__Exercise prompt__: Reproduce all the lines below exactly and omit the images.
━━━ Source material ━━━
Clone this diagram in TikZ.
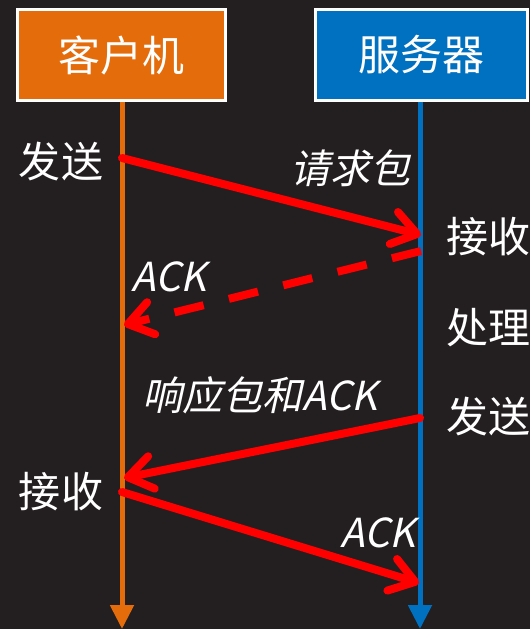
\documentclass[tikz,border=0pt]{standalone}
\usepackage{fontspec}
\setmainfont{Noto Sans CJK SC}
\newfontfamily\slantcjk[FakeSlant=0.22]{Noto Sans CJK SC}
\usetikzlibrary{arrows.meta}
\definecolor{bgdark}{RGB}{35,31,32}
\definecolor{cliorange}{RGB}{228,108,10}
\definecolor{srvblue}{RGB}{0,112,192}
\definecolor{msgred}{RGB}{255,0,0}
\tikzset{
    hostbox/.style={draw=white,line width=3pt,text=white,minimum height=91pt,inner sep=0pt,font=\fontsize{42}{50}\selectfont},
    lifeline/.style={line width=5pt,-{Triangle[length=24pt,width=23pt]}},
    msg/.style={msgred,line width=8pt,line cap=round,-{Straight Barb[length=24pt,width=33pt,round]}},
    stepname/.style={text=white,inner sep=0pt,font=\fontsize{42}{50}\selectfont},
    msgname/.style={text=white,inner sep=0pt,font=\fontsize{40}{48}\slantcjk},
}

\begin{document}
\begin{tikzpicture}[x=1pt,y=-1pt]
    %Background
    \fill[bgdark] (0,0) rectangle (530,629);
    \useasboundingbox (0,0) rectangle (530,629);
    %Client
    \node[hostbox,fill=cliorange,minimum width=208pt] (client) at (121.5,55) {客户机};
    \coordinate (clientend) at (122,629);
    \draw[lifeline,cliorange] (client.south -| clientend) -- (clientend);
    %Server
    \node[hostbox,fill=srvblue,minimum width=212pt] (server) at (421.5,55) {服务器};
    \coordinate (serverend) at (420,629);
    \draw[lifeline,srvblue] (server.south -| serverend) -- (serverend);
    %Points on the lifelines
    \coordinate (csend) at (122,158);
    \coordinate (srecv) at (421,235);
    \coordinate (sack) at (421,251);
    \coordinate (cack) at (124,325);
    \coordinate (ssend) at (420,418);
    \coordinate (crecv) at (124,478);
    \coordinate (cackout) at (122,492);
    \coordinate (sackin) at (419,583);
    %Steps
    \node[stepname] (clisend) at (61,162) {发送};
    \node[stepname] (clirecv) at (61,492) {接收};
    \node[stepname] (srvrecv) at (488,237) {接收};
    \node[stepname] (srvproc) at (488,328) {处理};
    \node[stepname] (srvsend) at (488,417) {发送};
    %Messages
    \draw[msg] (csend) -- (srecv);
    \node[msgname] (request) at (350,168) {请求包};
    \draw[msg,dash pattern=on 30pt off 26pt,line cap=butt] (sack) -- (cack);
    \node[msgname] (ackone) at (169,277) {ACK};
    \draw[msg] (ssend) -- (crecv);
    \node[msgname] (response) at (260,395) {响应包和ACK};
    \draw[msg] (cackout) -- (sackin);
    \node[msgname] (acktwo) at (378,533) {ACK};
\end{tikzpicture}
\end{document}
━━━
__Output of the task__:
Clone this diagram in TikZ.
\documentclass[tikz,border=0pt]{standalone}
\usepackage{fontspec}
\setmainfont{Noto Sans CJK SC}
\newfontfamily\slantcjk[FakeSlant=0.22]{Noto Sans CJK SC}
\usetikzlibrary{arrows.meta}
\definecolor{bgdark}{RGB}{35,31,32}
\definecolor{cliorange}{RGB}{228,108,10}
\definecolor{srvblue}{RGB}{0,112,192}
\definecolor{msgred}{RGB}{255,0,0}
\tikzset{
    hostbox/.style={draw=white,line width=3pt,text=white,minimum height=91pt,inner sep=0pt,font=\fontsize{42}{50}\selectfont},
    lifeline/.style={line width=5pt,-{Triangle[length=24pt,width=23pt]}},
    msg/.style={msgred,line width=8pt,line cap=round,-{Straight Barb[length=24pt,width=33pt,round]}},
    stepname/.style={text=white,inner sep=0pt,font=\fontsize{42}{50}\selectfont},
    msgname/.style={text=white,inner sep=0pt,font=\fontsize{40}{48}\slantcjk},
}

\begin{document}
\begin{tikzpicture}[x=1pt,y=-1pt]
    %Background
    \fill[bgdark] (0,0) rectangle (530,629);
    \useasboundingbox (0,0) rectangle (530,629);
    %Client
    \node[hostbox,fill=cliorange,minimum width=208pt] (client) at (121.5,55) {客户机};
    \coordinate (clientend) at (122,629);
    \draw[lifeline,cliorange] (client.south -| clientend) -- (clientend);
    %Server
    \node[hostbox,fill=srvblue,minimum width=212pt] (server) at (421.5,55) {服务器};
    \coordinate (serverend) at (420,629);
    \draw[lifeline,srvblue] (server.south -| serverend) -- (serverend);
    %Points on the lifelines
    \coordinate (csend) at (122,158);
    \coordinate (srecv) at (421,235);
    \coordinate (sack) at (421,251);
    \coordinate (cack) at (124,325);
    \coordinate (ssend) at (420,418);
    \coordinate (crecv) at (124,478);
    \coordinate (cackout) at (122,492);
    \coordinate (sackin) at (419,583);
    %Steps
    \node[stepname] (clisend) at (61,162) {发送};
    \node[stepname] (clirecv) at (61,492) {接收};
    \node[stepname] (srvrecv) at (488,237) {接收};
    \node[stepname] (srvproc) at (488,328) {处理};
    \node[stepname] (srvsend) at (488,417) {发送};
    %Messages
    \draw[msg] (csend) -- (srecv);
    \node[msgname] (request) at (350,168) {请求包};
    \draw[msg,dash pattern=on 30pt off 26pt,line cap=butt] (sack) -- (cack);
    \node[msgname] (ackone) at (169,277) {ACK};
    \draw[msg] (ssend) -- (crecv);
    \node[msgname] (response) at (260,395) {响应包和ACK};
    \draw[msg] (cackout) -- (sackin);
    \node[msgname] (acktwo) at (378,533) {ACK};
\end{tikzpicture}
\end{document}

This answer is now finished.